Is Wax Paper the Same as Parchment Paper
Both, wax paper and parchment paper, are types of coated paper, and the different papers can be used interchangeably for many tasks, but not for all of them. They’re both good for wrapping meats and other foods, for keeping your baked goods separated, and for helping to keep your work area cleaner. However, is wax paper the same as parchment paper? Well, not quite. So… what is the difference between wax paper and parchment paper? To start with, parchment paper can do one thing that wax paper can’t do… go in the oven.
Furthermore, one of the biggest differences between them lies in the coating. Parchment paper is coated in silicone that gives the parchment paper a nonstick, heat-resistant surface. Whereas, wax paper is coated in wax, usually soybean or paraffin wax. The wax offers the paper a moisture-resistant coating.
If used properly, parchment paper won’t melt or ignite in the oven, and can usually withstand temperatures of up to 450 degrees feranhite. It may darken a bit when cooked, but it won’t burn. If you’re cooking en papillote, which is folding your food into a packet and baking it, parchment paper is the one you need. Parchment paper can be used for many things such as lining a cookie sheet when baking, lining the pan when making sheet pan dinners, and lining the pan for roasting vegetables. A couple other uses are lining cake pans and catching drips. This eliminates the more traditional need to grease the pans, in addition to preventing food from being cooked on that you would have to scrub off afterwards.

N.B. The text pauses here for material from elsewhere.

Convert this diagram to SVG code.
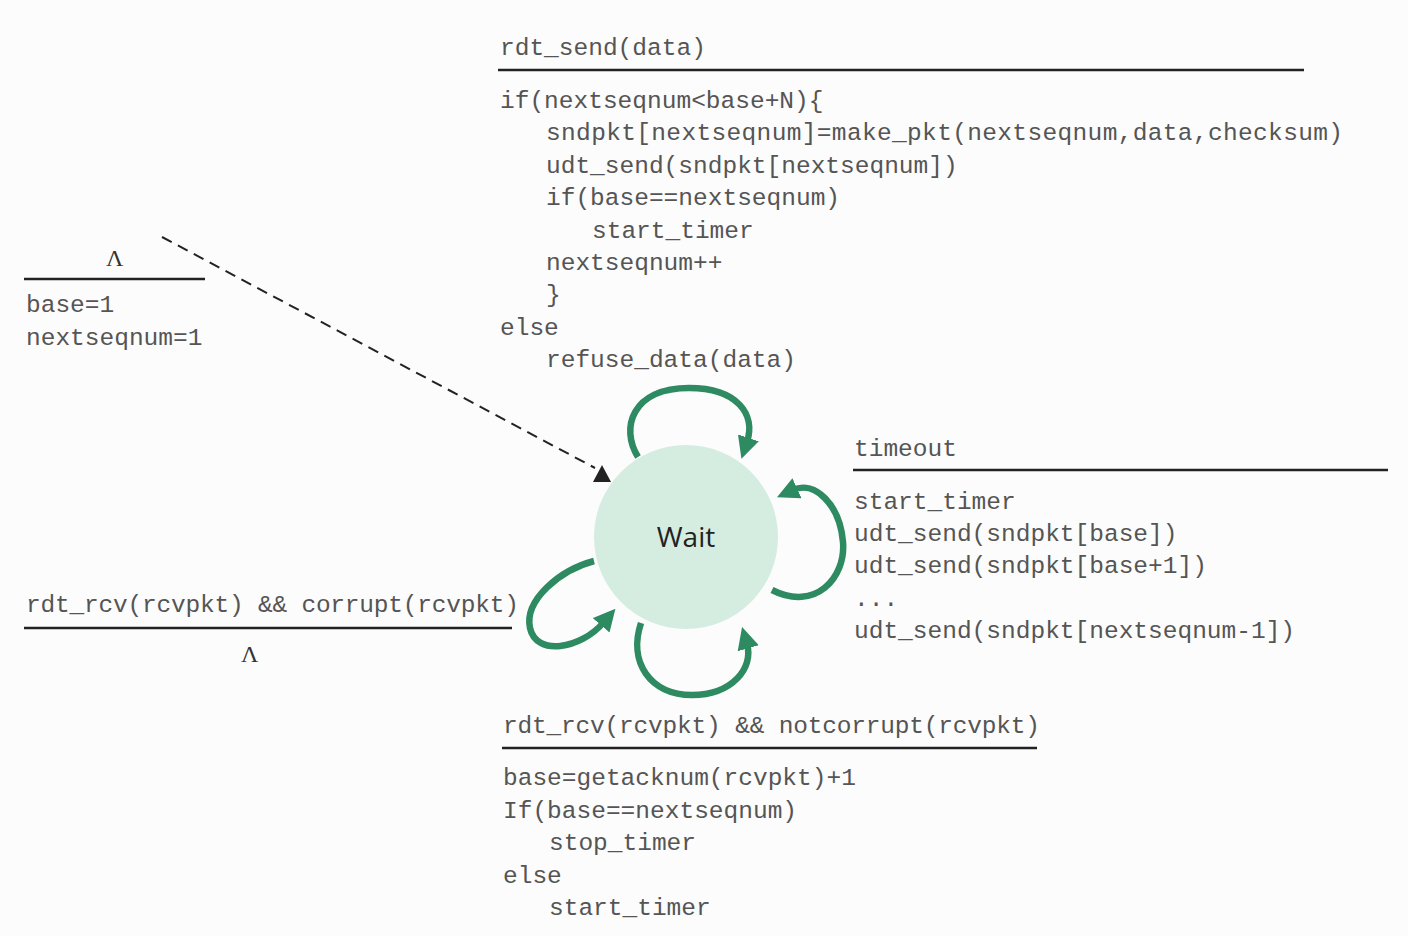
<svg xmlns="http://www.w3.org/2000/svg" width="1408" height="936" viewBox="0 0 1408 936">
  <style>
    .code { font-family: "Liberation Mono", "Courier New", monospace; font-size: 24.5px; fill: #555; }
    .lam { font-family: "Liberation Serif", "Times New Roman", serif; font-size: 24px; fill: #333; }
    .bar { stroke: #222; stroke-width: 2.5; fill: none; }
    .loop { stroke: #2e8a60; stroke-width: 6.5; fill: none; marker-end: url(#greenHead); }
    .state { fill: #d5ece1; }
    .stateLabel { font-family: "Open Sans", "Noto Sans", sans-serif; font-size: 28px; fill: #222; text-anchor: middle; }
  </style>
  <defs>
    <marker id="greenHead" viewBox="0 0 10 10" refX="2" refY="5" markerWidth="22" markerHeight="22" markerUnits="userSpaceOnUse" orient="auto">
      <path d="M0,0 L10,5 L0,10 z" fill="#2e8a60"/>
    </marker>
  </defs>

  <rect width="1408" height="936" fill="#fcfcfc"/>

  <!-- state node -->
  <g id="node-wait">
    <circle class="state" cx="686" cy="537" r="92"/>
    <text class="stateLabel" x="686" y="547">Wait</text>
  </g>

  <!-- connectors: initial transition and self loops -->
  <g id="connectors">
    <line x1="162" y1="237" x2="595" y2="468" stroke="#222" stroke-width="2" stroke-dasharray="11,7"/>
    <polygon points="602,465 593,482 611,482" fill="#222"/>
    <!-- rdt_send loop (top) -->
    <path class="loop" d="M 638 457 C 620 428, 632 388, 689 388 C 738 388, 756 415, 747 442"/>
    <!-- timeout loop (right) -->
    <path class="loop" d="M 772 590 C 815 612, 846 578, 843 542 C 840 505, 815 480, 793 490"/>
    <!-- corrupt loop (left) -->
    <path class="loop" d="M 594 561 C 560 570, 524 600, 530 628 C 536 656, 580 650, 604 622"/>
    <!-- notcorrupt loop (bottom) -->
    <path class="loop" d="M 641 623 C 628 662, 650 695, 692 695 C 732 695, 754 668, 747 644"/>
  </g>

  <!-- initial transition label -->
  <g id="label-init">
    <text class="lam" x="106" y="266">Λ</text>
    <line class="bar" x1="24" y1="279" x2="205" y2="279"/>
    <text class="code" x="26" y="312">base=1</text>
    <text class="code" x="26" y="345">nextseqnum=1</text>
  </g>

  <!-- rdt_send transition label -->
  <g id="label-send">
    <text class="code" x="500" y="55">rdt_send(data)</text>
    <line class="bar" x1="498" y1="70" x2="1304" y2="70"/>
    <text class="code" x="500" y="108">if(nextseqnum&lt;base+N){</text>
    <text class="code" x="546" y="140" textLength="797">sndpkt[nextseqnum]=make_pkt(nextseqnum,data,checksum)</text>
    <text class="code" x="546" y="173">udt_send(sndpkt[nextseqnum])</text>
    <text class="code" x="546" y="205">if(base==nextseqnum)</text>
    <text class="code" x="592" y="238">start_timer</text>
    <text class="code" x="546" y="270">nextseqnum++</text>
    <text class="code" x="546" y="302">}</text>
    <text class="code" x="500" y="335">else</text>
    <text class="code" x="546" y="367">refuse_data(data)</text>
  </g>

  <!-- timeout transition label -->
  <g id="label-timeout">
    <text class="code" x="854" y="456">timeout</text>
    <line class="bar" x1="853" y1="470" x2="1388" y2="470"/>
    <text class="code" x="854" y="509">start_timer</text>
    <text class="code" x="854" y="541">udt_send(sndpkt[base])</text>
    <text class="code" x="854" y="573">udt_send(sndpkt[base+1])</text>
    <text class="code" x="854" y="606">...</text>
    <text class="code" x="854" y="638">udt_send(sndpkt[nextseqnum-1])</text>
  </g>

  <!-- corrupt ACK transition label -->
  <g id="label-corrupt">
    <text class="code" x="26" y="612" textLength="493">rdt_rcv(rcvpkt) &amp;&amp; corrupt(rcvpkt)</text>
    <line class="bar" x1="24" y1="628" x2="512" y2="628"/>
    <text class="lam" x="241" y="662">Λ</text>
  </g>

  <!-- valid ACK transition label -->
  <g id="label-ack">
    <text class="code" x="503" y="733" textLength="537">rdt_rcv(rcvpkt) &amp;&amp; notcorrupt(rcvpkt)</text>
    <line class="bar" x1="502" y1="748" x2="1037" y2="748"/>
    <text class="code" x="503" y="785">base=getacknum(rcvpkt)+1</text>
    <text class="code" x="503" y="818">If(base==nextseqnum)</text>
    <text class="code" x="549" y="850">stop_timer</text>
    <text class="code" x="503" y="883">else</text>
    <text class="code" x="549" y="915">start_timer</text>
  </g>
</svg>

Most importantly, do not put wax paper in the oven. Wax paper is not heat-resistant and is not meant for that type of use! Wax paper will melt and smoke horribly when exposed to heat. This is definitely something I learned the hard way! Prevent your kitchen from filling up with smoke and your alarm from sounding by not using wax paper in the oven.
Instead, use wax paper for wrapping sandwiches and for wrapping other foods like meats and cheese when preparing them for cold storage. You can also use it for spreading out your homemade candies and chocolates to cool and/or to dry, for doing messy work like icing cookies, for wrapping cookies or other treats to give as homemade gifts, for lining surfaces before rolling out doughs or for wrapping your doughs. Wax paper is generally safe for use in the microwave and can be used to line a dish or to prevent splatters.
You can buy wax paper and parchment paper in most grocery stores by the roll like you would tinfoil or plastic wrap, or you can buy them in precut sheets as well as sandwich bags. Both, wax and parchment paper, are available bleached (white) or unbleached (brown). The bleached papers have been treated with chlorine to make them white, whereas the unbleached, or brown, has been less processed.
If you’re wanting to only keep one or the other in stock, I would suggest keeping parchment paper instead of wax paper. It is, in my opinion, the more useful choice giving the benefit of it being heat resistant.
Substitutes for parchment paper:
- Aluminum foil, although this is not ideal for baking, and it’s not nonstick.
- Grease the pan the old fashioned way.
- Reusable silicone baking mats. They’re thicker, more durable, and best of all, reusable.
Alternatives for wax paper:
- Parchment paper
- Aluminum foil
- Plastic wrap, depending on the task to be completed.